> **STORED ROWS**
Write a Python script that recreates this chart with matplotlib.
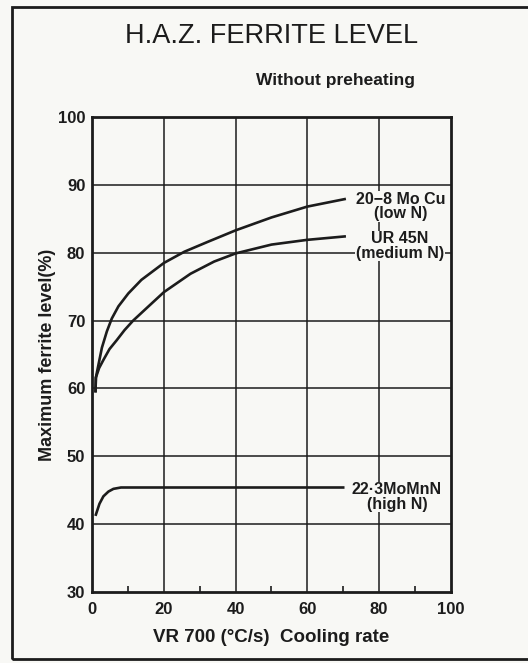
import matplotlib
matplotlib.use("Agg")
import matplotlib.pyplot as plt
from matplotlib.patches import Rectangle

plt.rcParams['font.family'] = ['Liberation Sans', 'DejaVu Sans']

# cooling rate (°C/s) vs. maximum ferrite level (%)
moCu_x = [0.9, 1.0, 1.76, 2.68, 4.06, 5.44, 7.29, 10.05, 13.7, 20.0, 25.7, 32.2, 40, 50, 60, 70.4]
moCu_y = [59.6, 61.6, 63.6, 66.0, 68.4, 70.3, 72.1, 74.0, 76.0, 78.5, 80.15, 81.6, 83.3, 85.2, 86.8, 87.9]

ur45_x = [0.9, 1.0, 1.9, 3.1, 4.8, 6.8, 9.0, 11.4, 16.1, 20.0, 27.4, 34.0, 40, 50, 60, 70.4]
ur45_y = [59.6, 61.6, 63.0, 64.2, 65.8, 67.1, 68.6, 70.0, 72.3, 74.2, 76.9, 78.7, 79.9, 81.2, 81.9, 82.4]

mnN_x = [1.0, 2.0, 3.1, 4.5, 5.9, 8, 20, 40, 60, 70]
mnN_y = [41.4, 43.0, 44.1, 44.8, 45.2, 45.4, 45.4, 45.4, 45.4, 45.4]

x_ticks = [0, 20, 40, 60, 80, 100]
y_ticks = [30, 40, 50, 60, 70, 80, 90, 100]

bg = '#f8f8f5'
ink = '#1c1c1c'

fig = plt.figure(figsize=(5.28, 6.63), dpi=100, facecolor=bg)
ax = fig.add_axes([0.1748, 0.1071, 0.6788, 0.7164], facecolor=bg)

for xv in x_ticks[1:-1]:
    ax.axvline(xv, color=ink, lw=1.1, zorder=1)
for yv in y_ticks[1:-1]:
    ax.axhline(yv, color=ink, lw=1.1, zorder=1)

for xs, ys in [(moCu_x, moCu_y), (ur45_x, ur45_y), (mnN_x, mnN_y)]:
    ax.plot(xs, ys, color=ink, lw=1.9, zorder=3, solid_joinstyle='round')

lbl = dict(ha='center', va='center', fontsize=11.5, fontweight='bold', color=ink,
           linespacing=0.95, zorder=4,
           bbox=dict(facecolor=bg, edgecolor='none', pad=0.5))
ax.text(86.1, 86.8, '20\u22128 Mo Cu\n(low N)', **lbl)
ax.text(85.8, 81.0, 'UR 45N\n(medium N)', **lbl)
ax.text(85.0, 44.0, '22\u00b73MoMnN\n(high N)', **lbl)

ax.set_xlim(0, 100)
ax.set_ylim(30, 100)
ax.set_xticks(x_ticks)
ax.set_yticks(y_ticks)
ax.set_xticks([10, 30, 50, 70, 90], minor=True)
ax.tick_params(axis='both', which='major', length=0, pad=5, labelsize=12, colors=ink)
ax.tick_params(axis='x', which='major', pad=7)
ax.tick_params(axis='x', which='minor', direction='in', length=4, width=1.2, color=ink)
for t in ax.get_xticklabels() + ax.get_yticklabels():
    t.set_fontweight('bold')
for s in ax.spines.values():
    s.set_linewidth(2.0)
    s.set_color(ink)

ax.set_xlabel('VR 700 (\u00b0C/s)  Cooling rate', fontsize=13.5, fontweight='bold',
              color=ink, labelpad=9)
ax.set_ylabel('Maximum ferrite level(%)', fontsize=13, fontweight='bold',
              color=ink, labelpad=1)

fig.text(0.514, 0.946, 'H.A.Z. FERRITE LEVEL', ha='center', va='center',
         fontsize=19.5, color=ink)
fig.text(0.786, 0.879, 'Without preheating', ha='right', va='center',
         fontsize=12.5, fontweight='bold', color=ink)

# outer frame, open on the right side
fig.patches.append(Rectangle((12 / 528, 1 - 659 / 663), 1.2, (659 - 7) / 663,
                             transform=fig.transFigure, fill=False,
                             edgecolor=ink, lw=2.0))

fig.savefig('out.png', dpi=100, facecolor=bg)
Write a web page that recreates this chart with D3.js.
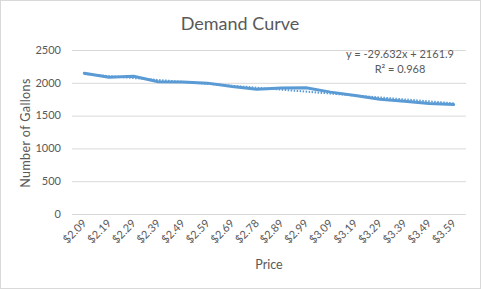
<!DOCTYPE html>
<html>
<head>
<meta charset="utf-8">
<script src="https://cdn.jsdelivr.net/npm/d3@7"></script>
<style>
  body { margin: 0; background: #fff; }
  svg { display: block; font-family: Lato, "Open Sans", sans-serif; }
</style>
</head>
<body>
<script>
// chart data
var prices = ["$2.09", "$2.19", "$2.29", "$2.39", "$2.49", "$2.59", "$2.69", "$2.78",
              "$2.89", "$2.99", "$3.09", "$3.19", "$3.29", "$3.39", "$3.49", "$3.59"];
var gallons = [2145, 2084, 2099, 2017, 2012, 1995, 1942, 1903,
               1922, 1926, 1858, 1808, 1750, 1717, 1686, 1668];
var yTicks = [0, 500, 1000, 1500, 2000, 2500];
var trendCoef = [-29.632, 2161.9]; // slope, intercept (x = 1..n)
var trendText = ["y = -29.632x + 2161.9", "R\u00b2 = 0.968"];

var width = 481, height = 289;
var grey = "#595959", blue = "#5b9bd5";

var svg = d3.select("body").append("svg")
  .attr("width", width)
  .attr("height", height);

svg.append("rect")
  .attr("x", 0.5).attr("y", 0.5)
  .attr("width", width - 1).attr("height", height - 1)
  .attr("fill", "#fff").attr("stroke", "#d9d9d9");

var x = d3.scaleBand().domain(prices).range([72, 466]);
var y = d3.scaleLinear().domain([0, 2500]).range([214, 50]);

// gridlines
svg.append("g").selectAll("line")
  .data(yTicks)
  .join("line")
  .attr("x1", 72).attr("x2", 466)
  .attr("y1", function(d) { return y(d) + 0.5; })
  .attr("y2", function(d) { return y(d) + 0.5; })
  .attr("stroke", "#d9d9d9");

// y tick labels
svg.append("g").selectAll("text")
  .data(yTicks)
  .join("text")
  .attr("x", 61)
  .attr("y", function(d) { return y(d); })
  .attr("dy", "0.35em")
  .attr("text-anchor", "end")
  .attr("fill", grey)
  .style("font-size", "11px")
  .text(function(d) { return d; });

// x tick labels
svg.append("g").selectAll("text")
  .data(prices)
  .join("text")
  .attr("transform", function(d) {
    return "translate(" + (x(d) + x.bandwidth() / 2 + 3) + ",224) rotate(-45)";
  })
  .attr("text-anchor", "end")
  .attr("fill", grey)
  .style("font-size", "11px")
  .text(function(d) { return d; });

var cx = function(d, i) { return x(prices[i]) + x.bandwidth() / 2; };

// trendline (dotted)
var trend = prices.map(function(p, i) { return trendCoef[0] * (i + 1) + trendCoef[1]; });
svg.append("path")
  .datum(trend)
  .attr("fill", "none")
  .attr("stroke", blue)
  .attr("stroke-width", 2)
  .attr("stroke-dasharray", "1.5,1.5")
  .attr("d", d3.line().x(cx).y(function(d) { return y(d); }));

// main series
svg.append("path")
  .datum(gallons)
  .attr("fill", "none")
  .attr("stroke", blue)
  .attr("stroke-width", 3)
  .attr("stroke-linejoin", "round")
  .attr("stroke-linecap", "round")
  .attr("d", d3.line().x(cx).y(function(d) { return y(d); }));

// trend equation
svg.append("g").selectAll("text")
  .data(trendText)
  .join("text")
  .attr("x", 400)
  .attr("y", function(d, i) { return 58 + i * 15; })
  .attr("text-anchor", "middle")
  .attr("fill", grey)
  .style("font-size", "11px")
  .text(function(d) { return d; });

// titles
svg.append("text")
  .attr("x", 240).attr("y", 30)
  .attr("text-anchor", "middle")
  .attr("fill", grey)
  .style("font-size", "18px")
  .text("Demand Curve");

svg.append("text")
  .attr("x", 269).attr("y", 269)
  .attr("text-anchor", "middle")
  .attr("fill", grey)
  .style("font-size", "12.5px")
  .text("Price");

svg.append("text")
  .attr("transform", "translate(30,133) rotate(-90)")
  .attr("text-anchor", "middle")
  .attr("fill", grey)
  .style("font-size", "12.5px")
  .style("letter-spacing", "0.4px")
  .text("Number of Gallons");
</script>
</body>
</html>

> **THE TASK**
Could you repeat exactly the lines from the first one of the records above through the line containing "plt.rcParams['font.family'] = ['Liberation", leaving out any pictures?

> **SOLUTION FOR THIS TASK**
Write a Python script that recreates this chart with matplotlib.
import matplotlib
matplotlib.use("Agg")
import matplotlib.pyplot as plt
from matplotlib.patches import Rectangle

plt.rcParams['font.family'] = ['Liberation Sans', 'DejaVu Sans']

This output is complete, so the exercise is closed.